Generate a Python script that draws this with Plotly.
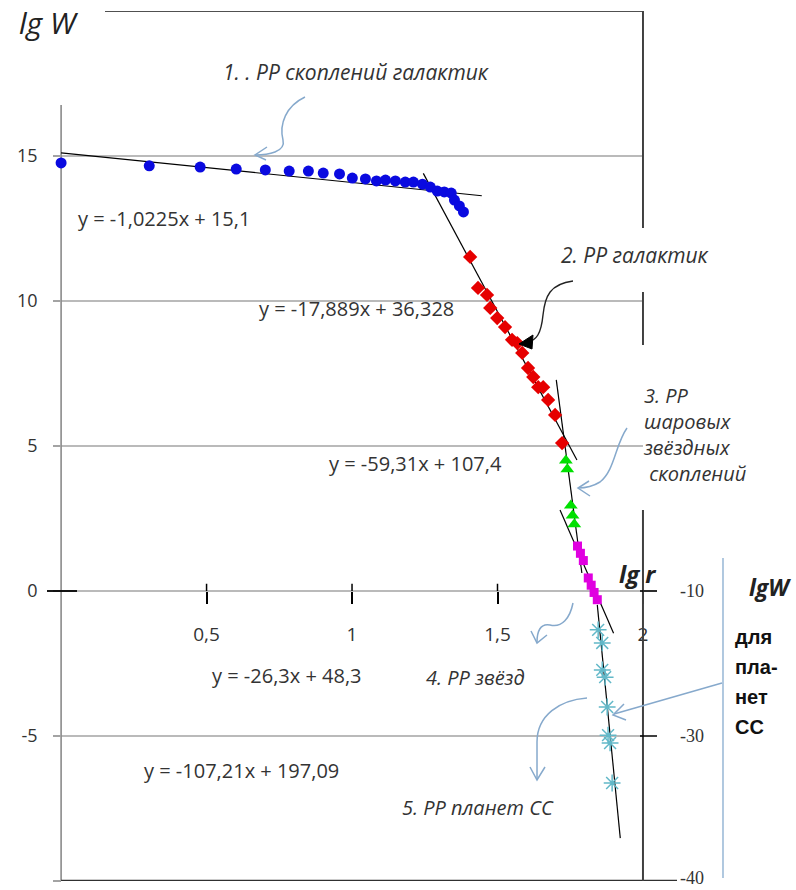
import plotly.graph_objects as go

# ---------------- data ----------------
blue_x = [0.0, 0.303, 0.478, 0.602, 0.702, 0.784, 0.850, 0.901, 0.957, 1.001, 1.046, 1.084,
          1.115, 1.149, 1.183, 1.211, 1.242, 1.269, 1.293, 1.317, 1.341, 1.352, 1.369, 1.383]
blue_y = [14.76, 14.66, 14.62, 14.55, 14.52, 14.48, 14.48, 14.41, 14.38, 14.24, 14.21, 14.14,
          14.17, 14.14, 14.10, 14.10, 14.03, 13.93, 13.79, 13.76, 13.72, 13.48, 13.28, 13.07]

red_x = [1.406, 1.433, 1.464, 1.475, 1.499, 1.526, 1.550, 1.568, 1.585, 1.605, 1.623, 1.640,
         1.657, 1.674, 1.698, 1.722]
red_y = [11.52, 10.45, 10.21, 9.76, 9.41, 9.10, 8.66, 8.55, 8.21, 7.69, 7.38, 7.03,
         7.03, 6.59, 6.07, 5.10]

green_x = [1.735, 1.740, 1.752, 1.758, 1.764]
green_y = [4.50, 4.20, 2.95, 2.60, 2.30]

magenta_x = [1.775, 1.785, 1.795, 1.812, 1.822, 1.832, 1.843]
magenta_y = [1.55, 1.30, 1.05, 0.45, 0.20, -0.05, -0.30]

cyan_x = [1.846, 1.860, 1.860, 1.870, 1.877, 1.880, 1.887, 1.894]
cyan_y = [-1.34, -1.79, -2.72, -2.97, -4.00, -4.97, -5.24, -6.62]

# trend lines: endpoints
trend_x = [[0.0, 1.446], [1.245, 1.773], [1.702, 1.790], [1.715, 1.899], [1.843, 1.922]]
trend_y = [[15.11, 13.63], [14.40, 4.52], [7.28, 0.62], [2.79, -1.46], [-0.48, -8.52]]
trend_labels = ["y = -1,0225x + 15,1", "y = -17,889x + 36,328", "y = -59,31x + 107,4",
                "y = -26,3x + 48,3", "y = -107,21x + 197,09"]

x_tick_vals = [0.5, 1, 1.5, 2]
x_tick_text = ["0,5", "1", "1,5", "2"]
y_tick_vals = [-10, -5, 0, 5, 10, 15]
y_tick_text = ["-10", "-5", "0", "5", "10", "15"]
grid_vals = [15, 10, 5, 0, -5]
right_tick_vals = [0, -5, -10]
right_tick_text = ["-10", "-30", "-40"]
planet_note = ["для", "пла-", "нет", "СС"]

# ---------------- layout helpers ----------------
W, H = 796, 890
XR = [-0.21, 2.526]
YR = [-10, 20]
MT, MB = 11, 9


def P(px, py):
    """pixel position of the page -> data coordinates (for decorations only)"""
    x = XR[0] + px / W * (XR[1] - XR[0])
    y = YR[1] - (py - MT) / (H - MT - MB) * (YR[1] - YR[0])
    return x, y


def path_from(pts, cmds):
    s = ""
    i = 0
    for c in cmds:
        n = {"M": 1, "L": 1, "C": 3}[c]
        s += c + " " + " ".join("%.4f,%.4f" % P(*pts[i + k]) for k in range(n)) + " "
        i += n
    return s.strip()


fig = go.Figure()

TXT = "#333333"
FONT = "Open Sans"
ARROW = "#86a9cc"

# trend lines
for tx, ty in zip(trend_x, trend_y):
    fig.add_trace(go.Scatter(x=tx, y=ty, mode="lines", line=dict(color="black", width=1.2),
                             hoverinfo="skip", showlegend=False))

fig.add_trace(go.Scatter(x=blue_x, y=blue_y, mode="markers", showlegend=False,
                         marker=dict(symbol="circle", size=11, color="#0a0ae0")))
fig.add_trace(go.Scatter(x=red_x, y=red_y, mode="markers", showlegend=False,
                         marker=dict(symbol="diamond", size=11, color="#e60000")))
fig.add_trace(go.Scatter(x=green_x, y=green_y, mode="markers", showlegend=False,
                         marker=dict(symbol="triangle-up", size=12, color="#00e000")))
fig.add_trace(go.Scatter(x=magenta_x, y=magenta_y, mode="markers", showlegend=False,
                         marker=dict(symbol="square", size=9, color="#e000e0")))
fig.add_trace(go.Scatter(x=cyan_x, y=cyan_y, mode="markers", showlegend=False,
                         marker=dict(symbol="asterisk-open", size=14, color="#62b8c8",
                                     line=dict(color="#62b8c8", width=1.5))))

shapes = []
# grid lines
for g in grid_vals:
    shapes.append(dict(type="line", xref="x", yref="y", x0=0, x1=2, y0=g, y1=g,
                       line=dict(color="#a3a3a3", width=1.6), layer="below"))
# frame
x0l, ytopl = P(0, 105)
shapes.append(dict(type="line", x0=0, x1=0, y0=-10, y1=ytopl, line=dict(color="#8a8a8a", width=1.6), layer="below"))
xt0, _ = P(105, 0)
shapes.append(dict(type="line", x0=xt0, x1=2, y0=20, y1=20, line=dict(color="#505050", width=2.2)))
xb1, _ = P(677, 0)
shapes.append(dict(type="line", x0=0, x1=xb1, y0=-10, y1=-10, line=dict(color="#303030", width=2.4)))
for a, b in [(11, 228), (292, 345), (510, 881)]:
    _, ya = P(0, a)
    _, yb = P(0, b)
    shapes.append(dict(type="line", x0=2, x1=2, y0=ya, y1=yb, line=dict(color="#404040", width=2)))
# black ticks on x axis (crossing) and at y = 0
for v in x_tick_vals[:-1]:
    shapes.append(dict(type="line", x0=v, x1=v, y0=0.25, y1=0, line=dict(color="black", width=1.5)))
xa, _ = P(47, 0)
xb, _ = P(77, 0)
shapes.append(dict(type="line", x0=xa, x1=xb, y0=0, y1=0, line=dict(color="black", width=1.8)))
# right secondary-axis ticks
xr0, _ = P(640, 0)
xr1, _ = P(657, 0)
xz1, _ = P(657, 0)
shapes.append(dict(type="line", x0=2, x1=xz1, y0=0, y1=0, line=dict(color="#a3a3a3", width=1.6)))
for v in right_tick_vals[:2]:
    shapes.append(dict(type="line", x0=xr0, x1=xr1, y0=v, y1=v, line=dict(color="black", width=1.5)))
# light blue divider
xd, yd0 = P(723, 558)
_, yd1 = P(723, 878)
shapes.append(dict(type="line", x0=xd, x1=xd, y0=yd0, y1=yd1, line=dict(color="#9dbbd8", width=1.6)))

# curvy arrows
def add_path(pts, cmds, color, width=1.5, fill=None):
    d = dict(type="path", xref="x", yref="y", path=path_from(pts, cmds) + (" Z" if fill else ""),
             line=dict(color=color, width=width))
    if fill:
        d["fillcolor"] = fill
    shapes.append(d)

# 1
add_path([(305, 97), (286, 106), (279, 124), (283, 140), (286, 152), (268, 155), (255, 155)], "MCC", ARROW)
add_path([(267, 147), (255, 155), (266, 160)], "MLL", ARROW)
# 2 (black)
add_path([(573, 281), (550, 284), (545, 296), (543, 315), (541, 335), (536, 340), (528, 342)], "MCC", "#222222", 1.4)
add_path([(519, 344), (533, 335), (532, 349)], "MLL", "black", 1, fill="black")
# 3
add_path([(627, 428), (615, 445), (615, 470), (600, 482), (592, 487), (585, 488), (578, 488)], "MCC", ARROW)
add_path([(589, 481), (578, 488), (590, 496)], "MLL", ARROW)
# 4
add_path([(573, 603), (570, 618), (562, 628), (550, 625), (540, 623), (537, 632), (537, 642)], "MCC", ARROW)
add_path([(531, 631), (537, 643), (547, 635)], "MLL", ARROW)
# 5
add_path([(587, 698), (560, 700), (537, 715), (537, 742), (537, 779)], "MCL", ARROW)
add_path([(530, 767), (537, 780), (545, 767)], "MLL", ARROW)
# 6 straight
add_path([(722, 683), (614, 714)], "ML", ARROW)
add_path([(624, 704), (613, 715), (626, 720)], "MLL", ARROW)

ann = []


def A(text, px, py, size=17, italic=False, bold=False, color=TXT, align="center", xanchor="center",
      family=FONT):
    x, y = P(px, py)
    t = text
    if bold:
        t = "<b>" + t + "</b>"
    if italic:
        t = "<i>" + t + "</i>"
    ann.append(dict(x=x, y=y, xref="x", yref="y", text=t, showarrow=False, align=align,
                    xanchor=xanchor, yanchor="middle",
                    font=dict(size=size, color=color, family=family)))


A("lg W", 49, 22, size=30, italic=True, color="#222222")
A("1. . РР скоплений галактик", 356, 72, size=21, italic=True)
A("2. РР галактик", 635, 255, size=21, italic=True)
A("3. РР<br>шаровых<br>звёздных<br>&nbsp;скоплений", 641, 434, size=20, italic=True, xanchor="left", align="left")
A("4. РР звёзд", 475, 677, size=20, italic=True)
A("5. РР планет СС", 478, 807, size=20, italic=True)
A("lg r", 637, 573, size=24, italic=True, bold=True, color="#222222")
A("lgW", 770, 587, size=23, italic=True, bold=True, color="#222222")
for i, line in enumerate(planet_note):
    A(line, 733, 637 + 30 * i, size=20, bold=True, color="#111111", xanchor="left", align="left",
      family="Liberation Sans")

label_pos = [(164, 218), (356, 308), (415, 463), (287, 675), (241, 770)]
for lab, (px, py) in zip(trend_labels, label_pos):
    A(lab, px, py, size=20)

for v, t in zip(right_tick_vals, right_tick_text):
    xr, _ = P(692, 0)
    ann.append(dict(x=xr, y=v, xref="x", yref="y", text=t, showarrow=False,
                    yshift=(3 if v == -10 else 0),
                    font=dict(size=18, color=TXT, family="Liberation Serif")))

fig.update_layout(
    width=W, height=H,
    margin=dict(l=0, r=0, t=MT, b=MB, autoexpand=False),
    paper_bgcolor="white", plot_bgcolor="white",
    showlegend=False,
    shapes=shapes,
    annotations=ann,
    xaxis=dict(range=XR, showgrid=False, zeroline=False, showline=False, automargin=False,
               anchor="free", position=(0 - YR[0]) / (YR[1] - YR[0]),
               tickmode="array", tickvals=x_tick_vals, ticktext=x_tick_text,
               ticks="outside", ticklen=12, tickwidth=1.5, tickcolor="black",
               ticklabelstandoff=14,
               tickfont=dict(size=19, color=TXT, family=FONT)),
    yaxis=dict(range=YR, showgrid=False, zeroline=False, showline=False, automargin=False,
               anchor="free", position=(0 - XR[0]) / (XR[1] - XR[0]),
               tickmode="array", tickvals=y_tick_vals, ticktext=y_tick_text,
               ticks="outside", ticklen=8, tickwidth=1.5, tickcolor="#a3a3a3",
               ticklabelstandoff=12,
               tickfont=dict(size=18, color=TXT, family=FONT)),
)

fig.write_html("out.html", config={"displayModeBar": False},
               post_script="document.body.style.margin='0px';")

§ **What the exercise asks**
Extract, word for word, each line from the top of the data down to and including the line with "13.48, 13.28, 13.07]"; skip the pictures.

§ **Written solution**
Generate a Python script that draws this with Plotly.
import plotly.graph_objects as go

# ---------------- data ----------------
blue_x = [0.0, 0.303, 0.478, 0.602, 0.702, 0.784, 0.850, 0.901, 0.957, 1.001, 1.046, 1.084,
          1.115, 1.149, 1.183, 1.211, 1.242, 1.269, 1.293, 1.317, 1.341, 1.352, 1.369, 1.383]
blue_y = [14.76, 14.66, 14.62, 14.55, 14.52, 14.48, 14.48, 14.41, 14.38, 14.24, 14.21, 14.14,
          14.17, 14.14, 14.10, 14.10, 14.03, 13.93, 13.79, 13.76, 13.72, 13.48, 13.28, 13.07]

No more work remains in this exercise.